Il mondo giovanile nel campo affettivo è particolarmente vulnerabile; va accompagnato perché possa percorrere in maniera positiva il cammino di crescita dell’affettività all’amore oblativo. La Chiesa, con la famiglia, è il luogo favorevole per maturare negli affetti aprendoli all’amore e alla carità. Non lo è automaticamente. Lo è nella misura in cui si lascia convertire dal Signore e si fa spazio di accoglienza. Lasciandosi evangelizzare da Gesù, diventa evangelizzatrice anche e soprattutto lì dove i sentimenti sono feriti dalla sopraffazione, dal tradimento, dall’abbandono, dalla burocrazia dei rapporti, dalla stanchezza e dalla routine, costruendo relazioni buone, costruttive, non seduttive.

Nella Chiesa, soprattutto gli adulti dovrebbero testimoniare un modo maturo di gestire gli affetti, non fidandosi delle proprie forze, come se fossero già arrivati alla meta, ma assumendo la propria vita affettiva, gestendola e orientandola nell’amore fedele secondo la logica evangelica, con l’aiuto della grazia. In questo cammino devono costruirsi come personalità equilibrate, serene, capaci di discernimento, di ascolto, di rapporti fraterni e amorevoli. Vivendo di amore, diventano punti di riferimento per le nuove generazioni.

Le persone consacrate si inseriscono in questo cammino ecclesiale proprio per un particolare riferimento all’ambito degli affetti. Infatti con la loro vita, dedicando a Lui e al suo Regno tutte le proprie forze di amore, testimoniano che ogni vocazione è accoglienza della carità di Dio e risposta a Lui nel servizio degli altri. Esse ricordano la sorgente teologale dell’amore soprattutto attraverso la verginità che richiama quella verginità del cuore e degli affetti che nasce e si alimenta dell’intima e feconda comunione con il Signore.

È il senso della triade simbolica verginità-sponsalità-maternità/paternità spirituali che qualifica la loro scelta di vita. È sempre l’amore-carità alla base, l’amore-carità che il Signore effonde nei nostri cuori perché lo irradiamo nel mondo per la speranza di tutti. L’Eucaristia è il centro, la sorgente di questo amore.

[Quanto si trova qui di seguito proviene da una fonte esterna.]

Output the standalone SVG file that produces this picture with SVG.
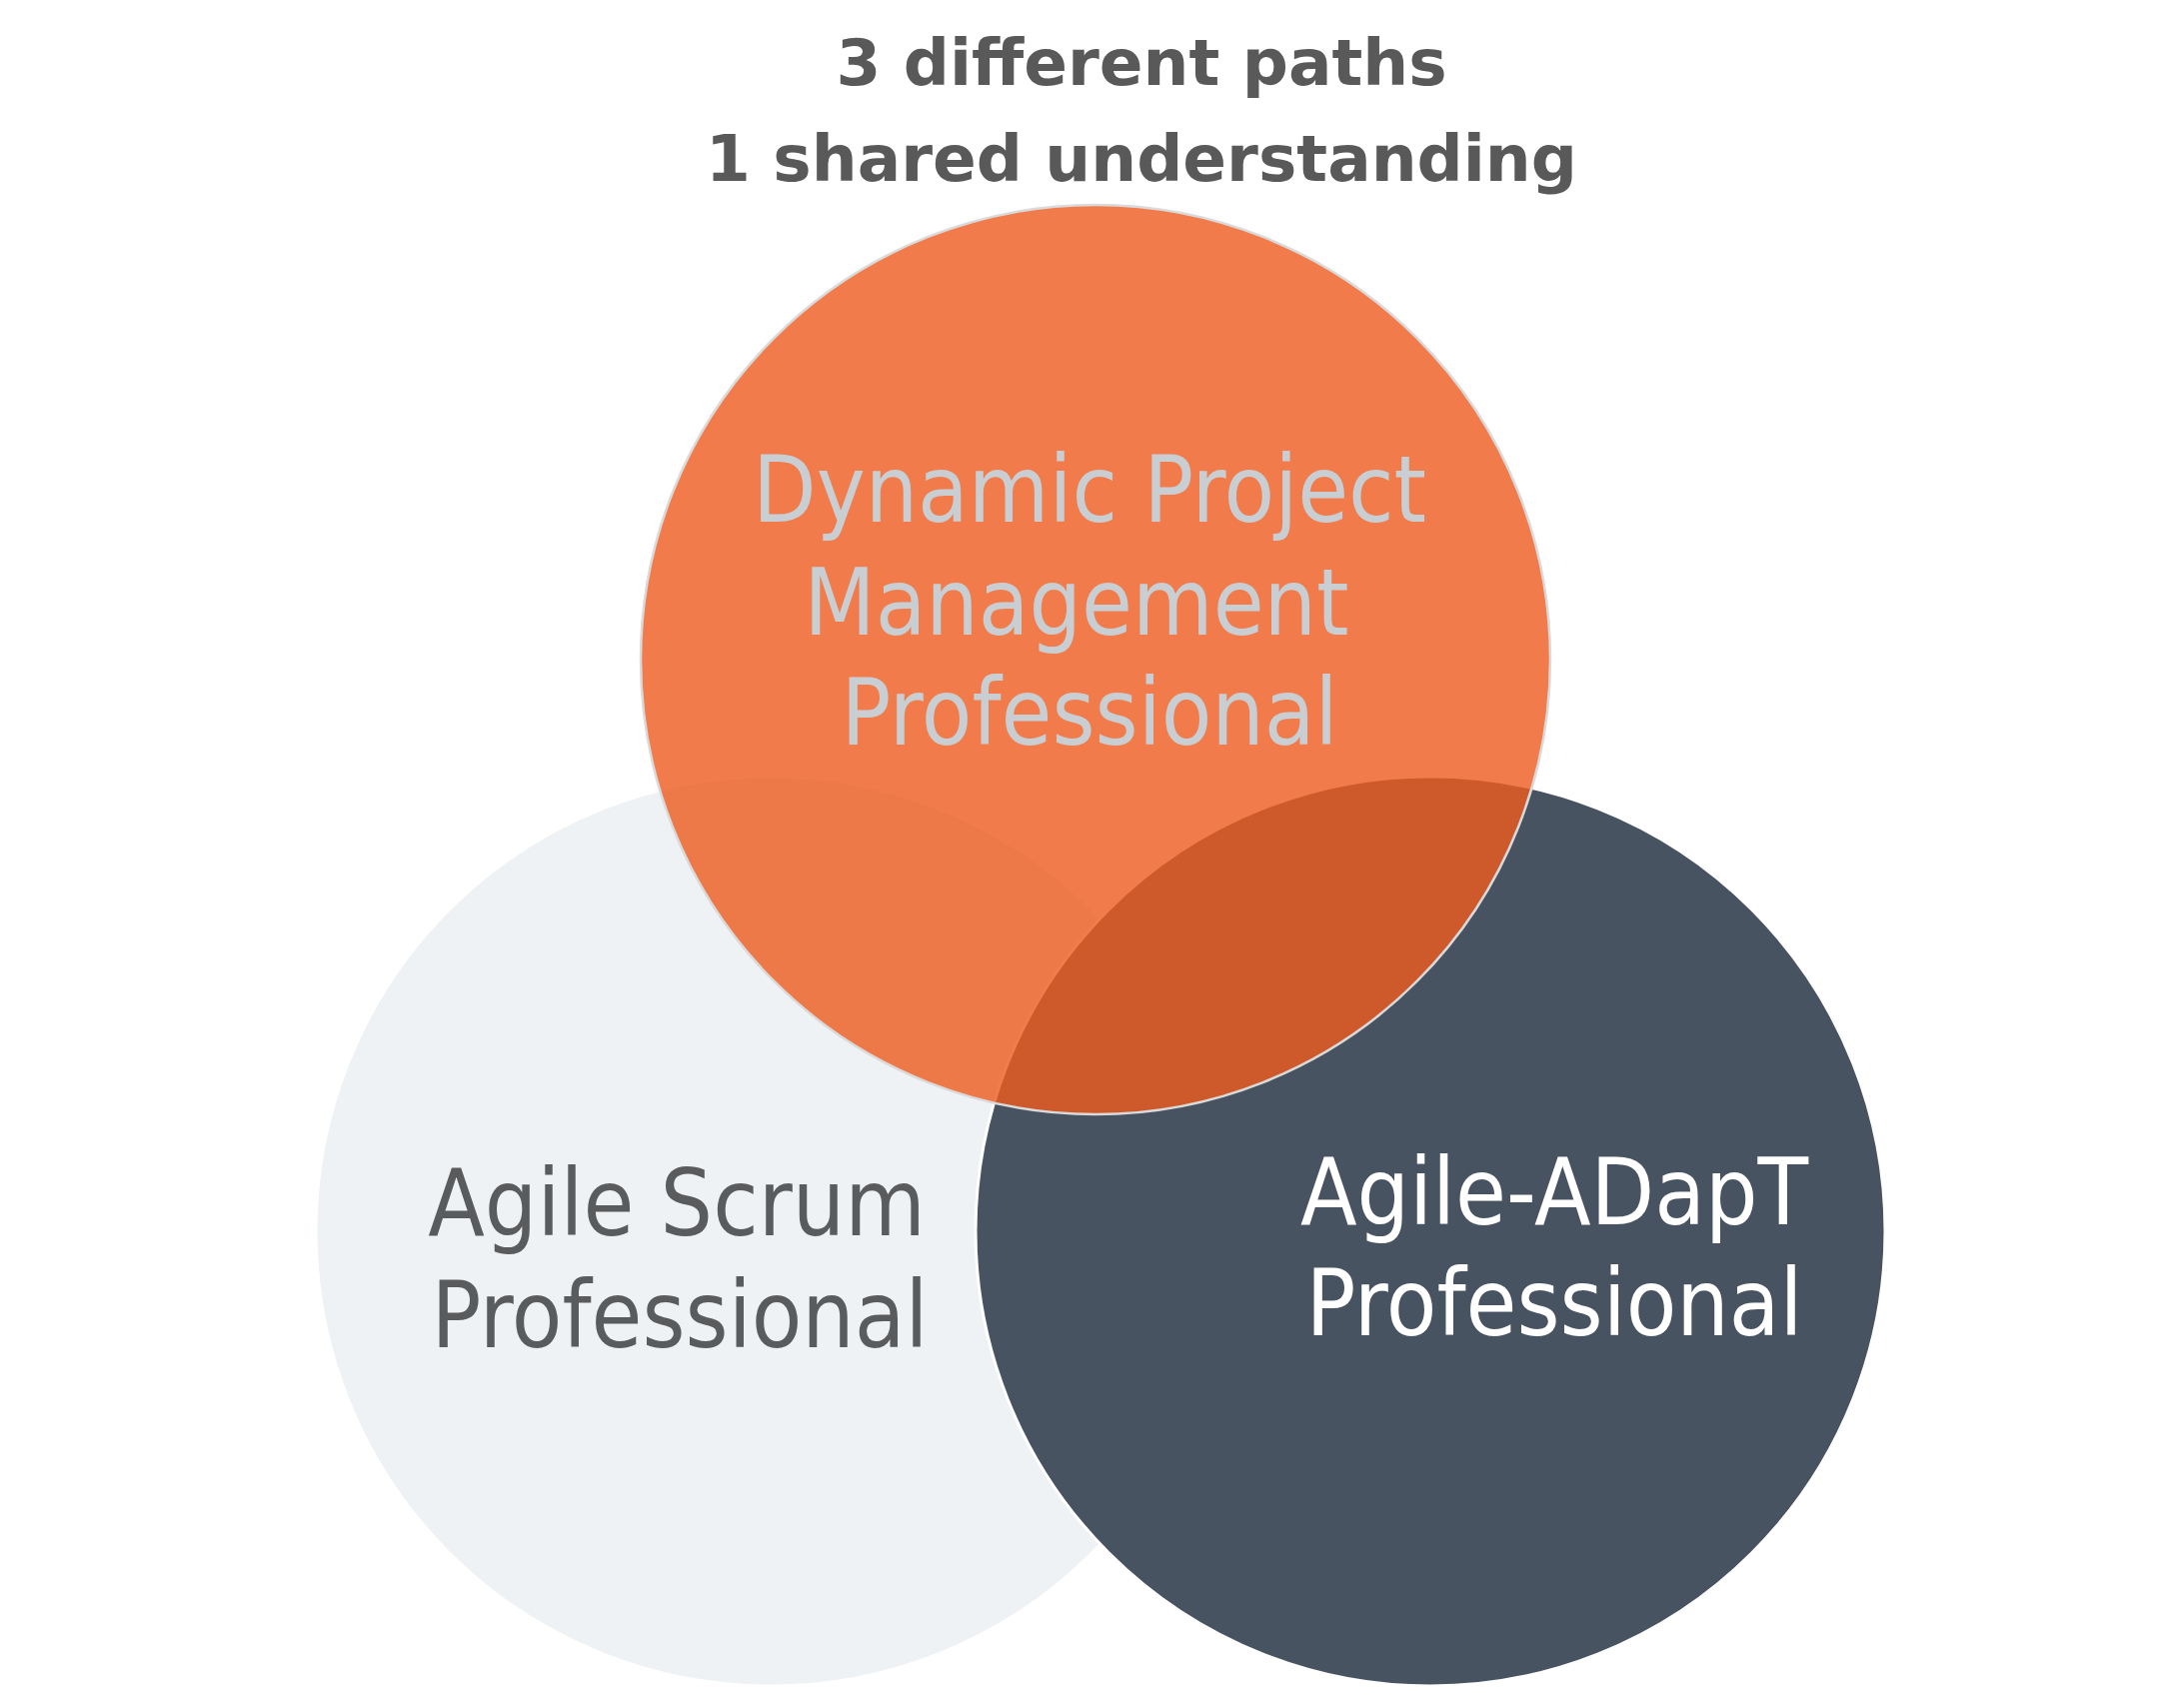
<svg xmlns="http://www.w3.org/2000/svg" width="2183" height="1709" viewBox="0 0 2183 1709">
<style>
.lbl{font-family:"DejaVu Sans Condensed","DejaVu Sans",sans-serif;font-stretch:condensed;font-size:92px;text-anchor:middle;white-space:pre}
.title{font-family:"DejaVu Sans","Liberation Sans",sans-serif;font-weight:bold;font-size:64.5px;fill:#595959;text-anchor:middle}
</style>
<rect width="2183" height="1709" fill="#ffffff"/>
<g id="title">
<text class="title" x="1142" y="85">3 different paths</text>
<text class="title" x="1142" y="181">1 shared understanding</text>
</g>
<g id="agile-scrum">
<circle cx="771" cy="1232" r="455" fill="#EFF2F5" stroke="#ffffff" stroke-width="3"/>
<text class="lbl" x="677" y="1236" fill="#5A5B5D">Agile Scrum</text>
<text class="lbl" x="680" y="1348" fill="#5A5B5D">Professional</text>
</g>
<g id="agile-adapt">
<circle cx="1431" cy="1232" r="455" fill="#44505F" fill-opacity="0.98" stroke="#ffffff" stroke-width="3"/>
<text class="lbl" x="1555" y="1225" fill="#ffffff">Agile-ADapT</text>
<text class="lbl" x="1555" y="1336" fill="#ffffff">Professional</text>
</g>
<g id="dpm">
<circle cx="1096" cy="660" r="455" fill="#EE5D20" fill-opacity="0.81" stroke="#DADADA" stroke-width="2.5"/>
<text class="lbl" x="1090" y="522" fill="#C9CED3">Dynamic Project</text>
<text class="lbl" x="1090" y="635" fill="#C9CED3">Management </text>
<text class="lbl" x="1090" y="745" fill="#C9CED3">Professional</text>
</g>
</svg>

Don Bosco ha educato i ragazzi e i giovani, proprio nella fase della vita in cui il mondo degli affetti esplode e richiede una riorganizzazione, indicando anche con l’esempio la fonte di vita che è la Comunione, quindi la Confessione e la tenera devozione alla Madre di Dio. L’indicazione vale non solo per i ragazzi e i giovani, ma per ogni cristiano.

Marcella Farina
Pontificia Facoltà Auxilium
Via Cremolino, 141 - 00166 Roma


1. Il sito www.convegnoverona.it  contiene il materiale del Convegno, quindi anche la relazione di Raffaella Iafrate.

2. Testimoni di Gesù risorto speranza del mondo, n. 10.

3. Ivi n. 15.

4. Cf M. Pera–J. Ratzinger, Senza radici. Europa, relativismo, cristianesimo, islam, Milano, Mondatori 2004; J. Ratzinger, L’Europa di Benedetto nella crisi delle culture, Libreria Editrice Vaticana-Edizioni Cantagalli, Roma-Siena 2005.